[RECORDS TO USE]
++++
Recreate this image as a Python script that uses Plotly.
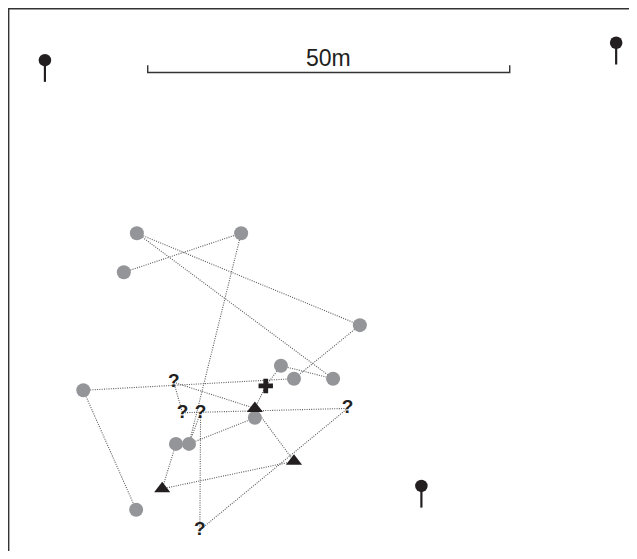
++++
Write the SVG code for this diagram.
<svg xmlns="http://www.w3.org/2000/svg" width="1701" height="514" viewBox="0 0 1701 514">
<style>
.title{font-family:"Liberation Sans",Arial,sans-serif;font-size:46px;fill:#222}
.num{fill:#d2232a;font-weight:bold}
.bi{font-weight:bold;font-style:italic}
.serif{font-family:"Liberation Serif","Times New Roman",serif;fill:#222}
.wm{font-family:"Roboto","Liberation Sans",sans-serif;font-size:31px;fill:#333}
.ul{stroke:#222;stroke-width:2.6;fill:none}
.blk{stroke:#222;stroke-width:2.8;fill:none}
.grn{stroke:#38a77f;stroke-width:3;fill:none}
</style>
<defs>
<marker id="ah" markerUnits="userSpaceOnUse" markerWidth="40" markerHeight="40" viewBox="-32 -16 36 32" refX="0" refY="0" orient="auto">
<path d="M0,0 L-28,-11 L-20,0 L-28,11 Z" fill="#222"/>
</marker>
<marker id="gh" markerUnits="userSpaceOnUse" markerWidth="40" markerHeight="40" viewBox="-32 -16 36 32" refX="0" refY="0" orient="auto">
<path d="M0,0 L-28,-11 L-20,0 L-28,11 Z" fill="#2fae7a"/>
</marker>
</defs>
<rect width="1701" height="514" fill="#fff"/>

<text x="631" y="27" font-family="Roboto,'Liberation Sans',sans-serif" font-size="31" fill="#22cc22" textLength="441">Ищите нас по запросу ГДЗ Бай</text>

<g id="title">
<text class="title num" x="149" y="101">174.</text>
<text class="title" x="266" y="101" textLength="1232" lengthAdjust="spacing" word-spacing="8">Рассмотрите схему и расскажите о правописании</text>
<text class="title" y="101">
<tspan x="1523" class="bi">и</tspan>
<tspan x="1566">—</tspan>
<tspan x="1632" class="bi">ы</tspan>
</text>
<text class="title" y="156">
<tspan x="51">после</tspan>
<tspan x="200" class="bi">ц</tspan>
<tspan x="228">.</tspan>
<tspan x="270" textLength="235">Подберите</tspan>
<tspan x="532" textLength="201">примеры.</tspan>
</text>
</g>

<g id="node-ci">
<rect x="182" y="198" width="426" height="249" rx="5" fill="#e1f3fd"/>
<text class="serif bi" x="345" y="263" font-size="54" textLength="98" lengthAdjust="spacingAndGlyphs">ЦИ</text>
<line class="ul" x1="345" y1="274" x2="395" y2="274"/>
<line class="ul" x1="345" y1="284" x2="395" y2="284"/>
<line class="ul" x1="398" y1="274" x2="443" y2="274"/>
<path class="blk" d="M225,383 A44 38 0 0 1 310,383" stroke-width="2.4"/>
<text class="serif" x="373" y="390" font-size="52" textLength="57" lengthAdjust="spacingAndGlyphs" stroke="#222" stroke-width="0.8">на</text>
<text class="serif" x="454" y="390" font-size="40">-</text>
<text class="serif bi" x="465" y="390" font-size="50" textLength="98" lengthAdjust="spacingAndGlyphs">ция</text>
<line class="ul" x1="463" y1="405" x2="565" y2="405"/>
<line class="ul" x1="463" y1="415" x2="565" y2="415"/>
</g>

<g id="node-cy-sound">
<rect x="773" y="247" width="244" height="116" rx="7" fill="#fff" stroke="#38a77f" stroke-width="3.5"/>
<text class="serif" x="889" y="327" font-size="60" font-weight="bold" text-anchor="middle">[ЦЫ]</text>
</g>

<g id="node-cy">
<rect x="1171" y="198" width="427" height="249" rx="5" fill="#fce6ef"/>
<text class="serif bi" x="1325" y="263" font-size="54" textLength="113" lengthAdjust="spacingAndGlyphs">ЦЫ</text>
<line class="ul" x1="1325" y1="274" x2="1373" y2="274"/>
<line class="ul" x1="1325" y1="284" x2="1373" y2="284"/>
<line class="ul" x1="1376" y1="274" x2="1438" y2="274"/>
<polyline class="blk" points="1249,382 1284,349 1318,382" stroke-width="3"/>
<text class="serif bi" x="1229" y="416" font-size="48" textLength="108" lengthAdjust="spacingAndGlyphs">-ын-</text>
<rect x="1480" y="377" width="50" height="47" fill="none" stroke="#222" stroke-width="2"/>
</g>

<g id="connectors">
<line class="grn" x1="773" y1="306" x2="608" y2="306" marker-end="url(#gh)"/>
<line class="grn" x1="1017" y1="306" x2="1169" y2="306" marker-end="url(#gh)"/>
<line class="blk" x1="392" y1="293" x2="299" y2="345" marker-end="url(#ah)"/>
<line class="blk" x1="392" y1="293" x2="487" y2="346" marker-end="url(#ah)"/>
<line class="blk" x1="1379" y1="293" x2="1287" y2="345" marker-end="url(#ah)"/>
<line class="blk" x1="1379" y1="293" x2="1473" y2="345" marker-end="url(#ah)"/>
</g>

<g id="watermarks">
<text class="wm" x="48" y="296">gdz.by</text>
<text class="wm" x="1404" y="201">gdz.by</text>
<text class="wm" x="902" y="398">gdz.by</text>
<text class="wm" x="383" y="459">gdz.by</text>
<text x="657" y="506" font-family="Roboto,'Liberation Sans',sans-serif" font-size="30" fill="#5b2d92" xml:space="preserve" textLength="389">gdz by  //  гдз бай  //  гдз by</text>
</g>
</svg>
++++
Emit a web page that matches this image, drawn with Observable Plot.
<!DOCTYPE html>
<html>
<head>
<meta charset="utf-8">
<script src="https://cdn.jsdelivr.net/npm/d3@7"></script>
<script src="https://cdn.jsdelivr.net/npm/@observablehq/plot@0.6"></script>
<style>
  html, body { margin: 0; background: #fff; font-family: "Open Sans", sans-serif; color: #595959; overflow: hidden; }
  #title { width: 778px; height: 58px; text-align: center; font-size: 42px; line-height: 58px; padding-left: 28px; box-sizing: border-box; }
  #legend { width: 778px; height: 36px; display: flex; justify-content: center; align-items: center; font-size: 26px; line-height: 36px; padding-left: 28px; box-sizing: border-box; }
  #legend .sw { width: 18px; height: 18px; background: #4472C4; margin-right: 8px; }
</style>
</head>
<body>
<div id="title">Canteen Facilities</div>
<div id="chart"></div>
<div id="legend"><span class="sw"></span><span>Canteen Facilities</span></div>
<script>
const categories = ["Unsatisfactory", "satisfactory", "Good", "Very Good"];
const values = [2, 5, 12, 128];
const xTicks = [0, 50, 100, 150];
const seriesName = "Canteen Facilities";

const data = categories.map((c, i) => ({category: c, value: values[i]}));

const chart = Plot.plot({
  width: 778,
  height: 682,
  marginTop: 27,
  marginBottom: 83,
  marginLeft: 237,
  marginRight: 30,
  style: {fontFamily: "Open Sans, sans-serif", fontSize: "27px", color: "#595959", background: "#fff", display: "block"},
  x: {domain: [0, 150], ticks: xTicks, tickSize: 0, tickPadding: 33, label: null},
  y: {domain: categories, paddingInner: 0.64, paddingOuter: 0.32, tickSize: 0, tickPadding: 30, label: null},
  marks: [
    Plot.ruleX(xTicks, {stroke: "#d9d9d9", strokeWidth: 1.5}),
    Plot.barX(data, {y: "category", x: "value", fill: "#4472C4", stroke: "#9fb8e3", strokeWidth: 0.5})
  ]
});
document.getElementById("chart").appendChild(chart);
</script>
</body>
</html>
++++
[STATED GOAL]
Give back, word for word, only the lines above from the line holding "Write the SVG code for this diagram." to the line holding "запросу ГДЗ Бай</text>", both included.

[IN RESPONSE]
Write the SVG code for this diagram.
<svg xmlns="http://www.w3.org/2000/svg" width="1701" height="514" viewBox="0 0 1701 514">
<style>
.title{font-family:"Liberation Sans",Arial,sans-serif;font-size:46px;fill:#222}
.num{fill:#d2232a;font-weight:bold}
.bi{font-weight:bold;font-style:italic}
.serif{font-family:"Liberation Serif","Times New Roman",serif;fill:#222}
.wm{font-family:"Roboto","Liberation Sans",sans-serif;font-size:31px;fill:#333}
.ul{stroke:#222;stroke-width:2.6;fill:none}
.blk{stroke:#222;stroke-width:2.8;fill:none}
.grn{stroke:#38a77f;stroke-width:3;fill:none}
</style>
<defs>
<marker id="ah" markerUnits="userSpaceOnUse" markerWidth="40" markerHeight="40" viewBox="-32 -16 36 32" refX="0" refY="0" orient="auto">
<path d="M0,0 L-28,-11 L-20,0 L-28,11 Z" fill="#222"/>
</marker>
<marker id="gh" markerUnits="userSpaceOnUse" markerWidth="40" markerHeight="40" viewBox="-32 -16 36 32" refX="0" refY="0" orient="auto">
<path d="M0,0 L-28,-11 L-20,0 L-28,11 Z" fill="#2fae7a"/>
</marker>
</defs>
<rect width="1701" height="514" fill="#fff"/>

<text x="631" y="27" font-family="Roboto,'Liberation Sans',sans-serif" font-size="31" fill="#22cc22" textLength="441">Ищите нас по запросу ГДЗ Бай</text>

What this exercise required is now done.